Despite these limitations, both stories suggest that famine, war, and severe psychological trauma can alter gene function in ways that affect descendants for generations.
Sperm and the “RNA Code”
The impact of adverse environmental conditions on epigenetic marks that persist for generations is well documented in plants, nematodes, and other model organisms. In mammals, much of the evidence comes from rodent studies. In one experiment, young mice separated from their mothers developed depressive behaviors, which were also seen in their sons and grandsons. This behavior was linked to changes in gene methylation in both sperm and brain tissue of the offspring. In mice, social learning likely plays a smaller role than in humans, but it cannot be ruled out entirely.

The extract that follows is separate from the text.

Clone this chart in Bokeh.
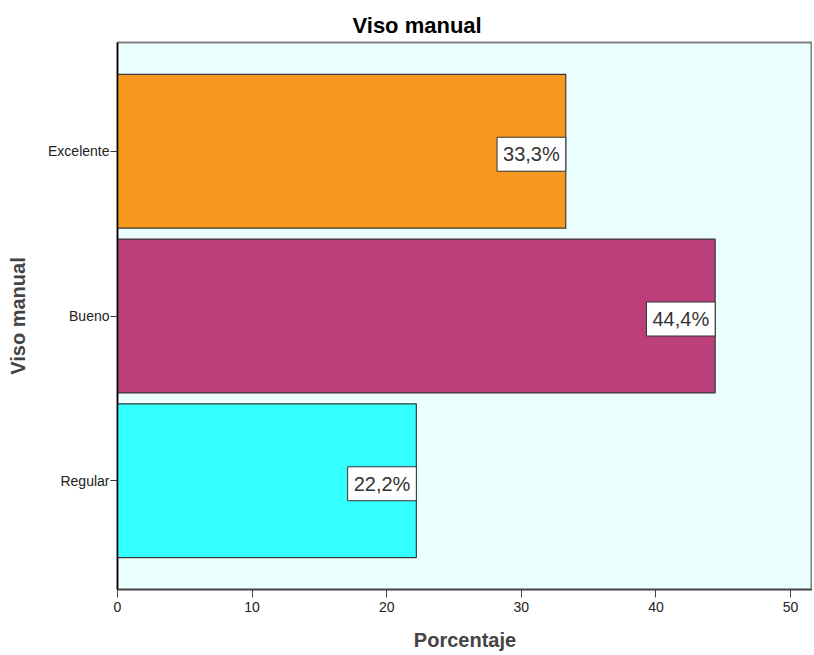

Another experiment eliminated the possibility of parental teaching: Brian Dias and Kerry Ressler at Emory University trained mice to fear a specific odor (acetophenone) by pairing it with mild electric shocks. The fear response to the odor persisted for two generations. The researchers linked this to epigenetic inheritance: acetophenone activates the Olfr151 gene, and trained mice showed reduced methylation in this gene, which was also seen in their offspring.
As Dias and Ressler wrote, “Inheritance of parental traumatic experience by offspring is a frequently observed but poorly understood phenomenon.” The mechanisms of epigenetic inheritance are not fully understood, but in rodents, changes in methylation and inherited traits have been observed after various exposures—famine, high-fat diets, toxins, and psychological stress.
For first-generation inheritance, changes in fetal physiology can be explained by changes in the mother. But for effects seen in grandchildren, germ cells must be involved. Methylation status in eggs and sperm can change, but it was long thought that these marks are mostly erased after fertilization. Dias and Ressler demonstrated the role of sperm in epigenetic inheritance: artificial insemination of untrained females with sperm from trained males produced “trained” offspring, showing paternal inheritance (similar to the Dutch famine study).
Recently, researchers have focused on small non-coding RNA molecules in sperm, which can interact with DNA and other RNAs to influence gene expression. These include specific microRNAs and fragments of larger RNAs. Injecting RNA from the sperm of mice with a certain coat color (due to an epigenetic modification) into fertilized eggs of wild-type mice produced offspring with the inherited coat color. The diversity of RNA molecules in sperm has led some scientists to propose an “RNA code” that could predict epigenetic effects on offspring.
Extensive animal data suggest that epigenetic inheritance likely exists in humans, but distinguishing it from sociocultural influences is challenging. Ongoing wars and disasters continue to provide material for research. For example, a new project at the University of Zurich is studying Pakistani children who lost their parents, collecting blood and saliva samples for DNA analysis, with hopes of following up with their children in the future.
If trauma can have long-term effects across generations, the question arises: can we fight these effects, and how? As noted in a Neuropsychopharmacology discussion, nearly 500,000 U.S. veterans currently live with PTSD. Thus, epigenetic inheritance poses potential public health challenges and raises not only scientific but also ethical questions.